Em abril deste ano, a Prefeitura utilizou seu portal para anunciar um reforço nas atividades de agentes de controle de endemias diante do aumento de 73% dos casos de dengue notificados pelo boletim de arboviroses em relação ao mesmo período de 2023. Apesar da divulgação da ação intensiva, não houve maiores informações sobre como o trabalho seria de fato otimizado com o contingente de 30% dos agentes.
Em meio a esse processo, alguns grupos já chegaram à conclusão de que poderiam abrir mão de algumas exigências da greve. O presidente da Associação de Agentes de Combate às Endemias de Maceió (AACEM), Normande Monteiro, retrata:
“Município divulga que paga o piso, mas é uma fake. Nós, como servidores, reivindicamos o valor da tabela do Plano de Cargos e Carreiras, que cada pessoa a depender do seu nível é para receber esse valor. Mas o que a prefeitura faz é completar o valor para quem está no início de carreira, para chegar ao piso, sem cumprir com os 5% de quem está há mais tempo. Temos mais de um ano de lutas muito árduas. Fechamos Fernandes lIMA, ocupamos as secretarias de Finanças e Saúde. Em dezembro, quando tivemos uma assembleia, manifestamos em nosso grupo o interesse de negociar as pautas, desde que não mexesse nessa questão do piso. Os sindicatos não aceitaram. De qualquer forma, mesmo esse mínimo, que é garantia do piso, o Município não avança para resolver”.

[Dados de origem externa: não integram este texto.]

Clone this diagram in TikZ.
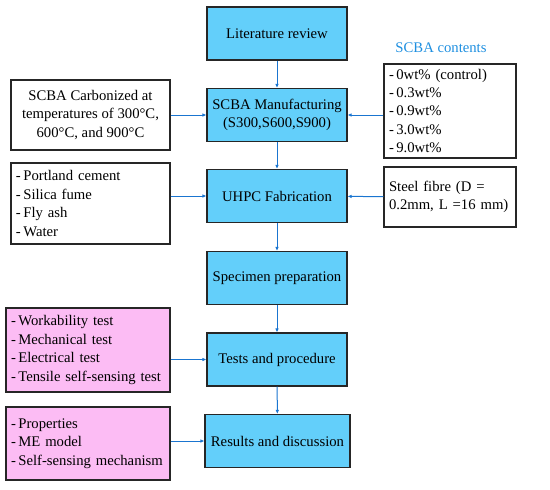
\documentclass[tikz,border=0pt]{standalone}
\usepackage{fontspec}
\setmainfont{Liberation Serif}
\usetikzlibrary{arrows.meta}
\definecolor{mainblue}{HTML}{63CFFA}
\definecolor{sidepink}{HTML}{FCBCF4}
\definecolor{arrowblue}{HTML}{1A75D0}
\definecolor{labelblue}{HTML}{1E8FE0}

\begin{document}
\begin{tikzpicture}[x=1pt, y=-1pt,
    every node/.style={draw=black!85, line width=1.1pt, inner sep=5pt,
        font=\fontsize{14.7}{18.4}\selectfont},
    mainbox/.style={fill=mainblue, minimum width=140pt, minimum height=53pt, align=center},
    sidebox/.style={fill=white, align=left, anchor=center},
    pinkbox/.style={fill=sidepink, align=left, anchor=center},
    link/.style={draw=arrowblue, line width=1pt, -{Latex[length=4pt,width=3.5pt]}}]
                \useasboundingbox (0,0) rectangle (550,490);

                \node[mainbox] (M1) at (277,33.5) {Literature review};
                \node[mainbox] (M2) at (277,115) {SCBA Manufacturing\\(S300,S600,S900)};
                \node[mainbox] (M3) at (277,196) {UHPC Fabrication};
                \node[mainbox] (M4) at (277,278) {Specimen preparation};
                \node[mainbox] (M5) at (277,359.5) {Tests and procedure};
                \node[mainbox, minimum width=145pt] (M6) at (277.5,441) {Results and discussion};

                \node[sidebox, align=center, minimum width=159pt, minimum height=70pt] (L2) at (90.5,115)
                    {SCBA Carbonized at\\temperatures of 300°C,\\600°C, and 900°C};
                \node[sidebox, minimum width=132pt, minimum height=94pt, text width=122pt] (R2) at (450,111)
                    {-\,0wt\% (control)\\-\,0.3wt\%\\-\,0.9wt\%\\-\,3.0wt\%\\-\,9.0wt\%};
                \node[draw=none, fill=none, text=labelblue] (T2) at (441,48) {SCBA contents};

                \node[sidebox, minimum width=159pt, minimum height=81pt, text width=149pt] (L3) at (90.5,203.5)
                    {-\,Portland cement\\-\,Silica fume\\-\,Fly ash\\-\,Water};
                \node[sidebox, minimum width=132pt, minimum height=60pt, text width=122pt] (R3) at (450,197)
                    {Steel fibre (D =\\0.2mm, L =16 mm)};

                \node[pinkbox, minimum width=164pt, minimum height=84pt, text width=154pt] (L5) at (88,350)
                    {-\,Workability test\\-\,Mechanical test\\-\,Electrical test\\-\,Tensile self-sensing test};
                \node[pinkbox, minimum width=164pt, minimum height=73pt, text width=154pt] (L6) at (88,443.5)
                    {-\,Properties\\-\,ME model\\-\,Self-sensing mechanism};

                \foreach \a/\b in {M1/M2, M2/M3, M3/M4, M4/M5, M5/M6}
                    \draw[link] (\a) -- (\b);

                \draw[link] (L2) -- (M2);
                \draw[link] (R2.west |- M2) -- (M2);
                \draw[link] (L3.east |- M3) -- (M3);
                \draw[link] (R3) -- (M3);
                \draw[link] (L5.east |- M5) -- (M5);
                \draw[link] (L6.east |- M6) -- (M6);
            \end{tikzpicture}
\end{document}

Em meio a essas tratativas, o cansaço se acentua – não sem a certeza de que não será por exaustão que a categoria espera ser vencida. “Vem sendo muito desgastante para a gente, enquanto por vezes percebemos que a gestão nem sofre tanto, mas tudo depende de eles chegarem comua proposta de fato. Até agora, só ouvimos promessas”.
A Prefeitura de Maceió foi procurada pela Mídia Caeté para falar sobre o assunto, mas não retornou com nenhuma resposta.